I would be interested to know whether this book appeals to stay-at-home moms. I suspect not based on the fact that many of my own stay-at-home friends have little interest in what my life is like and often think that a mother who works full-time outside the home is akin to a mother who eats her young.
As for mothers working full-time outside the home, this book is sure to be a winner and a welcomed comic relief. As for myself, I plan to give this book to my mother for Christmas to help her understand the dilemmas of being a professional and a mother of young children and the difficulty of "having it all".
I've read chunks of this book to my husband, to friends, and e-mailed selected tidbits to my sister. It's that good. ...Kate Reddy doesn't whine; she articulates, with wit and perception, what's so unspeakably tough about the shoes she's walking in.
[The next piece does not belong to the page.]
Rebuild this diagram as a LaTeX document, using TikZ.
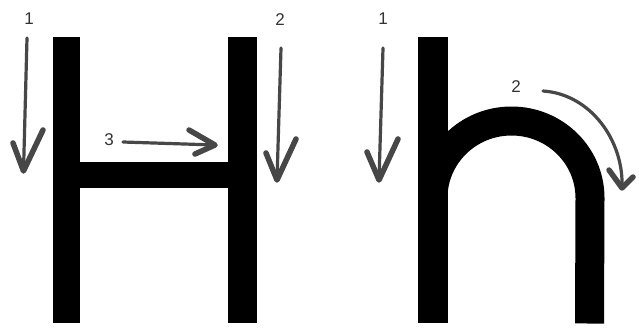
\documentclass[tikz,border=0pt]{standalone}
\usepackage{fontspec}
\setmainfont{Liberation Sans}
\begin{document}
\begin{tikzpicture}[x=1pt,y=-1pt,
  letter/.style={fill=black},
  stroke/.style={draw=arrowgray,line width=3.2pt,line cap=round},
  barb/.style={draw=arrowgray,line width=5.5pt,line cap=round,line join=round},
  num/.style={text=numgray,font=\fontsize{17}{17}\selectfont,inner sep=0pt}]
\definecolor{arrowgray}{HTML}{474747}
\definecolor{numgray}{HTML}{333333}
\useasboundingbox[fill=white] (0,0) rectangle (639,330);
% ---- H ----
\fill[letter] (53,37) rectangle (80,323);
\fill[letter] (228,37) rectangle (257,323);
\fill[letter] (79,162) rectangle (229,188);
% ---- h ----
\fill[letter] (418,37) rectangle (448,323);
\draw[line width=29pt] (433,198) arc[start angle=180,end angle=0,x radius=78.5pt,y radius=77pt] -- (589.5,323.5);
% ---- labels ----
\node[num] (n1) at (29,19) {1};
\node[num] (n2) at (280,20) {2};
\node[num] (n3) at (109,140) {3};
\node[num] (m1) at (383,19) {1};
\node[num] (m2) at (516,87) {2};
% ---- arrow 1 (H) ----
\coordinate (a1s) at (27,38);
\coordinate (a1t) at (23.5,171);
\draw[stroke] (a1s) -- (a1t);
\draw[barb] (13,143) -- (a1t) -- (43,130);
% ---- arrow 2 (H) ----
\coordinate (a2s) at (281,48);
\coordinate (a2t) at (277,180);
\draw[stroke] (a2s) -- (a2t);
\draw[barb] (266,153) -- (a2t) -- (296,139);
% ---- arrow 3 (H) ----
\coordinate (a3s) at (123,142);
\coordinate (a3t) at (215,145);
\draw[stroke] (a3s) -- (a3t);
\draw[barb] (189,130) -- (a3t) -- (195,154);
% ---- arrow 1 (h) ----
\coordinate (b1s) at (383,48);
\coordinate (b1t) at (379,180);
\draw[stroke] (b1s) -- (b1t);
\draw[barb] (367,152) -- (b1t) -- (398,139);
% ---- arrow 2 (h) ----
\coordinate (b2s) at (543,91);
\coordinate (b2t) at (622,188);
\draw[stroke] (b2s) .. controls (590,94) and (624,140) .. (b2t);
\draw[barb] (609,170) -- (b2t) -- (633,177);
\end{tikzpicture}
\end{document}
Even if they're fudge-colored pencil heels worn with an Armani suit as corporate armor!
Terrific. I know how she does it, now can someone tell me how I do it? I only have the kids in common.
As a struggling, overeducated, extremely underpaid, single mother, this book was a total disappointment. Even comedy must have some reality to it. There are cute bits - yes, mothers are competitive - but the treacly attitude does them in. And at the end? SHE can walk away and 99% of us cannot; it's a copout. I was very disappointed with this book.